▼

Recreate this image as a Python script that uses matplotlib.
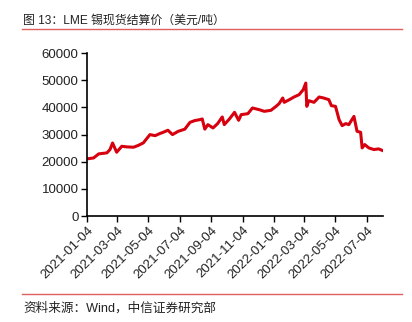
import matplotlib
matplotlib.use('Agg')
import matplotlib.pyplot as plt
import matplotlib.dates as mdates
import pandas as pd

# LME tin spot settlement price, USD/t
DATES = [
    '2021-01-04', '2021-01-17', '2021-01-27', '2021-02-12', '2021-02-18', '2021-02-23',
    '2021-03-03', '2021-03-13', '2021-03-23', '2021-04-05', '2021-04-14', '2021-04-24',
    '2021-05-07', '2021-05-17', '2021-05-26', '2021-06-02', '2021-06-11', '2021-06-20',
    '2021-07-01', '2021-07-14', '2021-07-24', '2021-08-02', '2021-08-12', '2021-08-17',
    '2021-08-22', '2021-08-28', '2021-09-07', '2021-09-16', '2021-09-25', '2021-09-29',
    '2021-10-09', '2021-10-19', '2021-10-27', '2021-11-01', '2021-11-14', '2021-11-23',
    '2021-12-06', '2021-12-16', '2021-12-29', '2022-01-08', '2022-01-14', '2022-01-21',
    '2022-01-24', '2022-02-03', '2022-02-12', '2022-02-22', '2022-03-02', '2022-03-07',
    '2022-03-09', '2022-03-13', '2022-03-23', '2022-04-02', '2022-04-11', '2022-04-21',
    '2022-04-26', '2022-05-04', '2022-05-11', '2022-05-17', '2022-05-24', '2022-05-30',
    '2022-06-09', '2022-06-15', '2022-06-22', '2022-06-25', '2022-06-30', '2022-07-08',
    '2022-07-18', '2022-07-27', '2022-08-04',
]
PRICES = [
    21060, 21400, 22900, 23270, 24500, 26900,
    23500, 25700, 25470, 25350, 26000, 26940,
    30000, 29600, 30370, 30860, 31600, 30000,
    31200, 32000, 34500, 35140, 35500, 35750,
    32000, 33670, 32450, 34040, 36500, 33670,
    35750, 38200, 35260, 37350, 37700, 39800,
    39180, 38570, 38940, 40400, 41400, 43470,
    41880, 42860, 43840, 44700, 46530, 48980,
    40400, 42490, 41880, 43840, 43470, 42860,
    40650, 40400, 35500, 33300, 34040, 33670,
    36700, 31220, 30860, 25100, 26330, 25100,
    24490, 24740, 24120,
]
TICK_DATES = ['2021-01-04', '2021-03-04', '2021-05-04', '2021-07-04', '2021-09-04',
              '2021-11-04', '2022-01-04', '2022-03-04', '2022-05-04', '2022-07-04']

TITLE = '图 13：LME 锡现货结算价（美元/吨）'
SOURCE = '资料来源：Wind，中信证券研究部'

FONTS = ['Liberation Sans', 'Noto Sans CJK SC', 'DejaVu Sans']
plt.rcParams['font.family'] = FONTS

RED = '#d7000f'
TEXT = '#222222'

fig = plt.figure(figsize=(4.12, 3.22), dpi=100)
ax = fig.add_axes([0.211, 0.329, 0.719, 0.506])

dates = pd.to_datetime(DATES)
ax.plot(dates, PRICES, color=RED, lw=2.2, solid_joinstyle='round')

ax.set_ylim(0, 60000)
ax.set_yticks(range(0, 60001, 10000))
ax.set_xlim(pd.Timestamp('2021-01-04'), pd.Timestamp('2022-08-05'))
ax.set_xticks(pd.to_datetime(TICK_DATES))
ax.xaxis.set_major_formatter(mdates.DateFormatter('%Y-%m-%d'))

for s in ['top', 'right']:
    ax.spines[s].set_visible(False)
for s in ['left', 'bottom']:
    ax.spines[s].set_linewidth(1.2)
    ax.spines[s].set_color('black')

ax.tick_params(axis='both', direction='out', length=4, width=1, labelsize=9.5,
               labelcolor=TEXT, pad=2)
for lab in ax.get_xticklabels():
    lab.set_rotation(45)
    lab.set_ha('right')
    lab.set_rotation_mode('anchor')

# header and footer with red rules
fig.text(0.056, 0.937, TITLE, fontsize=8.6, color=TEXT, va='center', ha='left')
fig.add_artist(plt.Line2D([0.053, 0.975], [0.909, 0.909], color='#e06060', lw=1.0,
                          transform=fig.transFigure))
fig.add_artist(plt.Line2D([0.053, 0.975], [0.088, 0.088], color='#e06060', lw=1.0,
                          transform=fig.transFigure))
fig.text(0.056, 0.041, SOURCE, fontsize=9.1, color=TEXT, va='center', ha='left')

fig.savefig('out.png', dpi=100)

▲

Tally how many lines of the material contain the word "matplotlib". The answer must be the number and nothing else.

5